A Unbound Academy, uma escola nos Estados Unidos, planeia iniciar em 2025 um modelo educativo inteiramente orientado por Inteligência Artificial (IA). Destinada a alunos do quarto ao oitavo ano, esta instituição oferecerá uma experiência de aprendizagem totalmente online, com apenas duas horas de aulas diárias. Todas as aulas serão ministradas por IA, sem a presença de professores humanos.

A escola utilizará software de IA de plataformas como a IXL e a Khan Academy para proporcionar aulas personalizadas. Estas ferramentas adaptar-se-ão ao ritmo de aprendizagem, às reações emocionais e ao desempenho de cada aluno, ajustando o conteúdo às suas necessidades individuais.

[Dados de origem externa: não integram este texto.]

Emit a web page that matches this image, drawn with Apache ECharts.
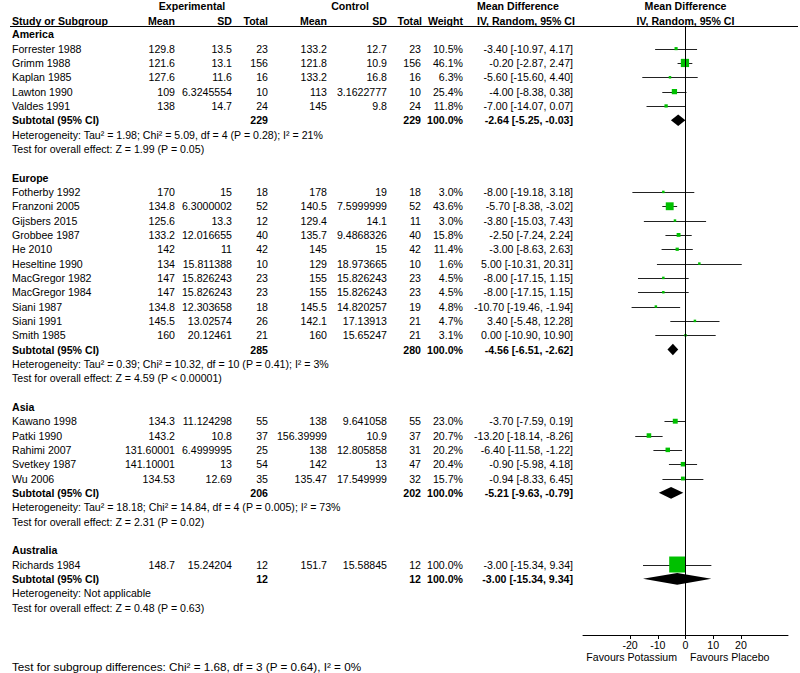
<!DOCTYPE html>
<html><head><meta charset="utf-8">
<script src="https://cdn.jsdelivr.net/npm/echarts@6/dist/echarts.min.js"></script>
<style>html,body{margin:0;padding:0;background:#fff}#c{width:800px;height:673px}</style>
</head><body><div id="c"></div>
<script>
// ---------------- DATA ----------------
const groupNames = ['America', 'Europe', 'Asia', 'Australia'];
const studyNames = ['Forrester 1988','Grimm 1988','Kaplan 1985','Lawton 1990','Valdes 1991',
  'Fotherby 1992','Franzoni 2005','Gijsbers 2015','Grobbee 1987','He 2010','Heseltine 1990','MacGregor 1982','MacGregor 1984','Siani 1987','Siani 1991','Smith 1985',
  'Kawano 1998','Patki 1990','Rahimi 2007','Svetkey 1987','Wu 2006',
  'Richards 1984'];
const studyGroup = [0,0,0,0,0, 1,1,1,1,1,1,1,1,1,1,1, 2,2,2,2,2, 3];
const expMean = [129.8,121.6,127.6,109,138, 170,134.8,125.6,133.2,142,134,147,147,134.8,145.5,160, 134.3,143.2,131.60001,141.10001,134.53, 148.7];
const expSD = [13.5,13.1,11.6,6.3245554,14.7, 15,6.3000002,13.3,12.016655,11,15.811388,15.826243,15.826243,12.303658,13.02574,20.12461, 11.124298,10.8,6.4999995,13,12.69, 15.24204];
const expTotal = [23,156,16,10,24, 18,52,12,40,42,10,23,23,18,26,21, 55,37,25,54,35, 12];
const ctlMean = [133.2,121.8,133.2,113,145, 178,140.5,129.4,135.7,145,129,155,155,145.5,142.1,160, 138,156.39999,138,142,135.47, 151.7];
const ctlSD = [12.7,10.9,16.8,3.1622777,9.8, 19,7.5999999,14.1,9.4868326,15,18.973665,15.826243,15.826243,14.820257,17.13913,15.65247, 9.641058,10.9,12.805858,13,17.549999, 15.58845];
const ctlTotal = [23,156,16,10,24, 18,52,11,40,42,10,23,23,19,21,21, 55,37,31,47,32, 12];
const weightPct = [10.5,46.1,6.3,25.4,11.8, 3.0,43.6,3.0,15.8,11.4,1.6,4.5,4.5,4.8,4.7,3.1, 23.0,20.7,20.2,20.4,15.7, 100.0];
const mdValue = [-3.40,-0.20,-5.60,-4.00,-7.00, -8.00,-5.70,-3.80,-2.50,-3.00,5.00,-8.00,-8.00,-10.70,3.40,0.00, -3.70,-13.20,-6.40,-0.90,-0.94, -3.00];
const mdLower = [-10.97,-2.87,-15.60,-8.38,-14.07, -19.18,-8.38,-15.03,-7.24,-8.63,-10.31,-17.15,-17.15,-19.46,-5.48,-10.90, -7.59,-18.14,-11.58,-5.98,-8.33, -15.34];
const mdUpper = [4.17,2.47,4.40,0.38,0.07, 3.18,-3.02,7.43,2.24,2.63,20.31,1.15,1.15,-1.94,12.28,10.90, 0.19,-8.26,-1.22,4.18,6.45, 9.34];
const subExpTotal = [229, 285, 206, 12];
const subCtlTotal = [229, 280, 202, 12];
const subWeight = [100.0, 100.0, 100.0, 100.0];
const subMD = [-2.64, -4.56, -5.21, -3.00];
const subLower = [-5.25, -6.51, -9.63, -15.34];
const subUpper = [-0.03, -2.62, -0.79, 9.34];
const heterogeneityText = [
  'Heterogeneity: Tau² = 1.98; Chi² = 5.09, df = 4 (P = 0.28); I² = 21%',
  'Heterogeneity: Tau² = 0.39; Chi² = 10.32, df = 10 (P = 0.41); I² = 3%',
  'Heterogeneity: Tau² = 18.18; Chi² = 14.84, df = 4 (P = 0.005); I² = 73%',
  'Heterogeneity: Not applicable'];
const overallEffectText = [
  'Test for overall effect: Z = 1.99 (P = 0.05)',
  'Test for overall effect: Z = 4.59 (P < 0.00001)',
  'Test for overall effect: Z = 2.31 (P = 0.02)',
  'Test for overall effect: Z = 0.48 (P = 0.63)'];
const subgroupDiffText = 'Test for subgroup differences: Chi² = 1.68, df = 3 (P = 0.64), I² = 0%';
const axisTickValues = [-20, -10, 0, 10, 20];
const favoursLeft = 'Favours Potassium';
const favoursRight = 'Favours Placebo';
const subtotalLabel = 'Subtotal (95% CI)';

// ---------------- LAYOUT ----------------
const W = 800, H = 673;
const ROW0 = 34.3, ROWH = 14.33;
const FOREST = {left: 583, width: 205, top: 26, bottom: 635, min: -37, max: 37};
const COL = {name: 12, eMean: 175, eSD: 232, eN: 268, cMean: 327, cSD: 387, cN: 421, w: 463, ci: 573, ciHead: 477, plot: 685.5};
const FONT = '"Liberation Sans", Arial, Helvetica, sans-serif';
const FS = 10.6;
const rowOf = y => (y - ROW0) / ROWH;

const texts = [];
function add(x, row, text, align, bold, size) { texts.push({x, row, text: String(text), align, bold: !!bold, size: size || FS}); }
const fmt2 = v => v.toFixed(2);
const ciText = (m, l, u) => fmt2(m) + ' [' + fmt2(l) + ', ' + fmt2(u) + ']';

// headers
add(192, -1.95, 'Experimental', 'center', true);
add(350, -1.95, 'Control', 'center', true);
add(COL.ciHead, -1.95, 'Mean Difference', 'left', true);
add(COL.plot, -1.95, 'Mean Difference', 'center', true);
add(COL.name, -0.95, 'Study or Subgroup', 'left', true);
add(COL.eMean, -0.95, 'Mean', 'right', true);
add(COL.eSD, -0.95, 'SD', 'right', true);
add(COL.eN, -0.95, 'Total', 'right', true);
add(COL.cMean, -0.95, 'Mean', 'right', true);
add(COL.cSD, -0.95, 'SD', 'right', true);
add(COL.cN + 1, -0.95, 'Total', 'right', true);
add(COL.w, -0.95, 'Weight', 'right', true);
add(COL.ciHead, -0.95, 'IV, Random, 95% CI', 'left', true);
add(COL.plot, -0.95, 'IV, Random, 95% CI', 'center', true);

const forest = [];
let row = 0;
groupNames.forEach((g, gi) => {
  add(COL.name, row, g, 'left', true);
  row++;
  studyNames.forEach((s, i) => {
    if (studyGroup[i] !== gi) return;
    add(COL.name, row, s, 'left');
    add(COL.eMean, row, expMean[i], 'right');
    add(COL.eSD, row, expSD[i], 'right');
    add(COL.eN, row, expTotal[i], 'right');
    add(COL.cMean, row, ctlMean[i], 'right');
    add(COL.cSD, row, ctlSD[i], 'right');
    add(COL.cN, row, ctlTotal[i], 'right');
    add(COL.w, row, weightPct[i].toFixed(1) + '%', 'right');
    add(COL.ci, row, ciText(mdValue[i], mdLower[i], mdUpper[i]), 'right');
    forest.push({kind: 'study', row, md: mdValue[i], lo: mdLower[i], hi: mdUpper[i], w: weightPct[i]});
    row++;
  });
  add(COL.name, row, subtotalLabel, 'left', true);
  add(COL.eN, row, subExpTotal[gi], 'right', true);
  add(COL.cN, row, subCtlTotal[gi], 'right', true);
  add(COL.w, row, subWeight[gi].toFixed(1) + '%', 'right', true);
  add(COL.ci, row, ciText(subMD[gi], subLower[gi], subUpper[gi]), 'right', true);
  forest.push({kind: 'diamond', row, md: subMD[gi], lo: subLower[gi], hi: subUpper[gi]});
  row++;
  add(COL.name, row, heterogeneityText[gi], 'left'); row++;
  add(COL.name, row, overallEffectText[gi], 'left'); row++;
  row++;
});
add(COL.name, rowOf(666), subgroupDiffText, 'left', false, 11.7);
add(677, rowOf(657), favoursLeft, 'right');
add(690, rowOf(657), favoursRight, 'left');

const chart = echarts.init(document.getElementById('c'), null, {renderer: 'svg', width: W, height: H});
chart.setOption({
  animation: false,
  backgroundColor: '#fff',
  grid: [
    {left: 0, top: 0, width: W, height: H},
    {left: FOREST.left, top: FOREST.top, width: FOREST.width, height: FOREST.bottom - FOREST.top}
  ],
  xAxis: [
    {gridIndex: 0, type: 'value', min: 0, max: W, show: false},
    {gridIndex: 1, type: 'value', min: FOREST.min, max: FOREST.max, position: 'bottom',
      splitLine: {show: false},
      axisLine: {show: true, onZero: false, lineStyle: {color: '#000', width: 1}},
      axisTick: {show: true, length: 4, lineStyle: {color: '#000'}, customValues: axisTickValues},
      axisLabel: {show: true, margin: 4, color: '#000', fontSize: FS, fontFamily: FONT, customValues: axisTickValues, formatter: v => String(v)}
    }
  ],
  yAxis: [
    {gridIndex: 0, type: 'value', inverse: true, min: rowOf(0), max: rowOf(H), show: false},
    {gridIndex: 1, type: 'value', inverse: true, min: rowOf(FOREST.top), max: rowOf(FOREST.bottom), show: false}
  ],
  graphic: [
    {type: 'line', shape: {x1: 10, y1: 26.5, x2: 798, y2: 26.5}, style: {stroke: '#000', lineWidth: 1.2}, silent: true}
  ],
  series: [
    {
      type: 'custom', xAxisIndex: 0, yAxisIndex: 0, clip: false, silent: true,
      data: texts.map((t, i) => [t.x, t.row, i]),
      renderItem: (params, api) => {
        const t = texts[api.value(2)];
        const p = api.coord([t.x, t.row]);
        return {type: 'text', x: p[0], y: p[1], style: {
          text: t.text, fill: '#000', align: t.align, verticalAlign: 'middle',
          font: (t.bold ? 'bold ' : '') + t.size + 'px ' + FONT}};
      }
    },
    {
      type: 'custom', xAxisIndex: 1, yAxisIndex: 1, clip: false, silent: true,
      data: forest.map((f, i) => [f.md, f.row, i]),
      renderItem: (params, api) => {
        const f = forest[api.value(2)];
        const y = api.coord([f.md, f.row])[1];
        const xm = api.coord([f.md, f.row])[0];
        const xl = api.coord([f.lo, f.row])[0];
        const xh = api.coord([f.hi, f.row])[0];
        if (f.kind === 'study') {
          const s = Math.max(2.5, 1.6 + 14.4 * f.w / 100);
          const yl = Math.round(y) + 0.5;
          return {type: 'group', children: [
            {type: 'line', shape: {x1: xl, y1: yl, x2: xh, y2: yl}, style: {stroke: '#222', lineWidth: 1}},
            {type: 'rect', shape: {x: xm - s / 2, y: y - s / 2, width: s, height: s}, style: {fill: '#00c000'}}
          ]};
        }
        const h = 5.8;
        return {type: 'polygon', shape: {points: [[xl, y], [xm, y - h], [xh, y], [xm, y + h]]}, style: {fill: '#000'}};
      },
      markLine: {silent: true, symbol: 'none', label: {show: false},
        lineStyle: {color: '#000', type: 'solid', width: 1},
        data: [{xAxis: 0}]}
    }
  ]
});
</script>
</body></html>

Além das duas horas de aulas, o restante do dia escolar será preenchido com workshops de competências para a vida, focados em literacia financeira, empreendedorismo, pensamento crítico e oratória. Estas sessões serão conduzidas por “guias” em vez de professores certificados.

A corrida pelo desenvolvimento de armas autónomas, liderada por grandes potências como EUA, China e Rússia, é outra ameaça iminente. Estes sistemas de destruição colocam em risco a segurança global, movidos por interesses lucrativos em vez de valores humanos.

António Guterres, Secretário-Geral das Nações Unidas, alerta para a necessidade urgente de regulamentar a IA. Ele afirma: “A IA deve ser uma ferramenta para o bem comum, não uma arma de destruição.” Para tal, é necessário exigir transparência das empresas tecnológicas, implementar políticas como o Rendimento Mínimo Universal e promover uma redistribuição justa dos benefícios desta economia digital.

Cada cidadão tem o dever de questionar o modelo atual e exigir um futuro que respeite o planeta e as pessoas. Apenas com envolvimento coletivo, regulamentos éticos e ações concretas poderemos reverter este curso destrutivo.

Que esta reflexão seja um ponto de partida para construir um futuro sustentável e justo para todos.